Friend Codes are making their triumphant return on the Nintendo Switch, which is only accurate if your definition of "triumphant" is "everyone hates these freaking things." Thankfully, it's not all bad news, as Nintendo has also announced additional ways to hook up with your online pals that don't require a ridiculous set of numbers being plugged in.
Unfortunately, Nintendo still hasn't gotten its act together when it comes to certain modern gaming features. When it comes to protecting folks from evil internet monsters, for instance, they rely on a mostly useless safety precaution rather than better parental controls.
On most game platforms (PlayStation, Xbox, Steam, etc.) it's extremely easy to add (or delete) friends from your online acquaintance collection. Aside from just telling folks your user name and having them add you, you can also easily add someone you met in a game by clicking on their name in a queue and sending them an invite.
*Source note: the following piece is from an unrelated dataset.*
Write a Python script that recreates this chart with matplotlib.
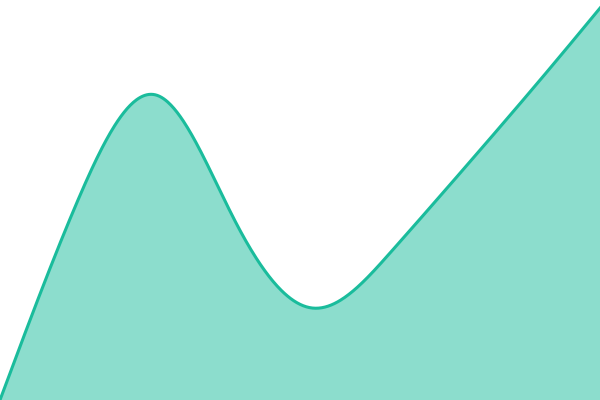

Nintendo, on the other hand, uses Friend Codes. According to a recent report from Polygon, that's remaining the case with the Switch. In order to become friends, you have to send someone your lengthy numerical code and wait on them to add it to their system. In the meantime, they need to send you their code and you have to add it to your own system.
Thankfully, it's not all bad this time around. According to the initial report, you can still search for local users like with the 3DS, so if you're both playing your Switch on the go, becoming friends is a much easier process. You can also search for friends by their code but, again, that would require you to know their code in the first place. Finally, you can "search for users you've played with." We assume that that final process removes the need to actually exchange codes but, if that's the case, what's the point in even using them?
Thankfully, Nintendo has also announced that additional methods for adding friends will be introduced in the future that, again, make us wonder why they're even using Friend Codes in the first place. According to Polygon, those methods will include using social networks like Facebook or Twitter, as well as your Nintendo Network ID. For those who don't remember, your NNID is just like your username on other platforms, which is usually a lot easier to remember than a random collection of 12 numbers.
If you're feeling a bit confused by all of this, you're certainly not alone. At this point, everyone who games on a Nintendo device or two likely has three IDs and two friend codes to keep straight, and that's just ridiculous.